• _EXERCISE DESCRIPTION_:
Output all lines exactly, with nothing added or dropped.

• _DATA_:
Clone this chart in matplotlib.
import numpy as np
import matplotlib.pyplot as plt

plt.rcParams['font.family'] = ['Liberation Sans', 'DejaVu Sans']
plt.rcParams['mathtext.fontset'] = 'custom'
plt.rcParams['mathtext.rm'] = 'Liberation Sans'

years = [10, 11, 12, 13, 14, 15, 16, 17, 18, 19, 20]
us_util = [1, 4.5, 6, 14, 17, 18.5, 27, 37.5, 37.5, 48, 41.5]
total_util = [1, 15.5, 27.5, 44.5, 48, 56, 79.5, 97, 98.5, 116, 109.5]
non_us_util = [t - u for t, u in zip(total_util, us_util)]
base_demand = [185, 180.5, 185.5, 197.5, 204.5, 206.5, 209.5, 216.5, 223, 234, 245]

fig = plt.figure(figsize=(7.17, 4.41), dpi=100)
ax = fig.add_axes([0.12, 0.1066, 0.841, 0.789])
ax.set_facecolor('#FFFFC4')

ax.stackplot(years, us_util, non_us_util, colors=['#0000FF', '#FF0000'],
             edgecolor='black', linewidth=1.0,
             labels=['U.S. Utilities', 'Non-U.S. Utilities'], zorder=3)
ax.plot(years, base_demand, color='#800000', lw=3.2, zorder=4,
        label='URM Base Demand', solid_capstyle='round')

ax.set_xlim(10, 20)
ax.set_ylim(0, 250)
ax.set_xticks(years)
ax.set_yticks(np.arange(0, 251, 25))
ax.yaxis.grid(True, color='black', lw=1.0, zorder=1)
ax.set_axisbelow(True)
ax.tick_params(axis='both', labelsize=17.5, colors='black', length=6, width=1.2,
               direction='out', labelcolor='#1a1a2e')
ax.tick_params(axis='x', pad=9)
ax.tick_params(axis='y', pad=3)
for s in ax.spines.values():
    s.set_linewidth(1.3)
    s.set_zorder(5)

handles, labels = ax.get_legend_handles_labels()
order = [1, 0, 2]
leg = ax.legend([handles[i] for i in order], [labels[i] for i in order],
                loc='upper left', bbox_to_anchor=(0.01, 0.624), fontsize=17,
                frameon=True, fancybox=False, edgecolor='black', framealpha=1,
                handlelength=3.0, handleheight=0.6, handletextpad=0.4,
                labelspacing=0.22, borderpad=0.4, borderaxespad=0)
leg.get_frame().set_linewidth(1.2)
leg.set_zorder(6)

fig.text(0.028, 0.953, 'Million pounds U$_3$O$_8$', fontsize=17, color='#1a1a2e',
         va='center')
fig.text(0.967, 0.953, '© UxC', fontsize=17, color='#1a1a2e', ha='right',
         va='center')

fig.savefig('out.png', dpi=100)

• _RESULT FOR THIS TASK_:
Clone this chart in matplotlib.
import numpy as np
import matplotlib.pyplot as plt

plt.rcParams['font.family'] = ['Liberation Sans', 'DejaVu Sans']
plt.rcParams['mathtext.fontset'] = 'custom'
plt.rcParams['mathtext.rm'] = 'Liberation Sans'

years = [10, 11, 12, 13, 14, 15, 16, 17, 18, 19, 20]
us_util = [1, 4.5, 6, 14, 17, 18.5, 27, 37.5, 37.5, 48, 41.5]
total_util = [1, 15.5, 27.5, 44.5, 48, 56, 79.5, 97, 98.5, 116, 109.5]
non_us_util = [t - u for t, u in zip(total_util, us_util)]
base_demand = [185, 180.5, 185.5, 197.5, 204.5, 206.5, 209.5, 216.5, 223, 234, 245]

fig = plt.figure(figsize=(7.17, 4.41), dpi=100)
ax = fig.add_axes([0.12, 0.1066, 0.841, 0.789])
ax.set_facecolor('#FFFFC4')

ax.stackplot(years, us_util, non_us_util, colors=['#0000FF', '#FF0000'],
             edgecolor='black', linewidth=1.0,
             labels=['U.S. Utilities', 'Non-U.S. Utilities'], zorder=3)
ax.plot(years, base_demand, color='#800000', lw=3.2, zorder=4,
        label='URM Base Demand', solid_capstyle='round')

ax.set_xlim(10, 20)
ax.set_ylim(0, 250)
ax.set_xticks(years)
ax.set_yticks(np.arange(0, 251, 25))
ax.yaxis.grid(True, color='black', lw=1.0, zorder=1)
ax.set_axisbelow(True)
ax.tick_params(axis='both', labelsize=17.5, colors='black', length=6, width=1.2,
               direction='out', labelcolor='#1a1a2e')
ax.tick_params(axis='x', pad=9)
ax.tick_params(axis='y', pad=3)
for s in ax.spines.values():
    s.set_linewidth(1.3)
    s.set_zorder(5)

handles, labels = ax.get_legend_handles_labels()
order = [1, 0, 2]
leg = ax.legend([handles[i] for i in order], [labels[i] for i in order],
                loc='upper left', bbox_to_anchor=(0.01, 0.624), fontsize=17,
                frameon=True, fancybox=False, edgecolor='black', framealpha=1,
                handlelength=3.0, handleheight=0.6, handletextpad=0.4,
                labelspacing=0.22, borderpad=0.4, borderaxespad=0)
leg.get_frame().set_linewidth(1.2)
leg.set_zorder(6)

fig.text(0.028, 0.953, 'Million pounds U$_3$O$_8$', fontsize=17, color='#1a1a2e',
         va='center')
fig.text(0.967, 0.953, '© UxC', fontsize=17, color='#1a1a2e', ha='right',
         va='center')

fig.savefig('out.png', dpi=100)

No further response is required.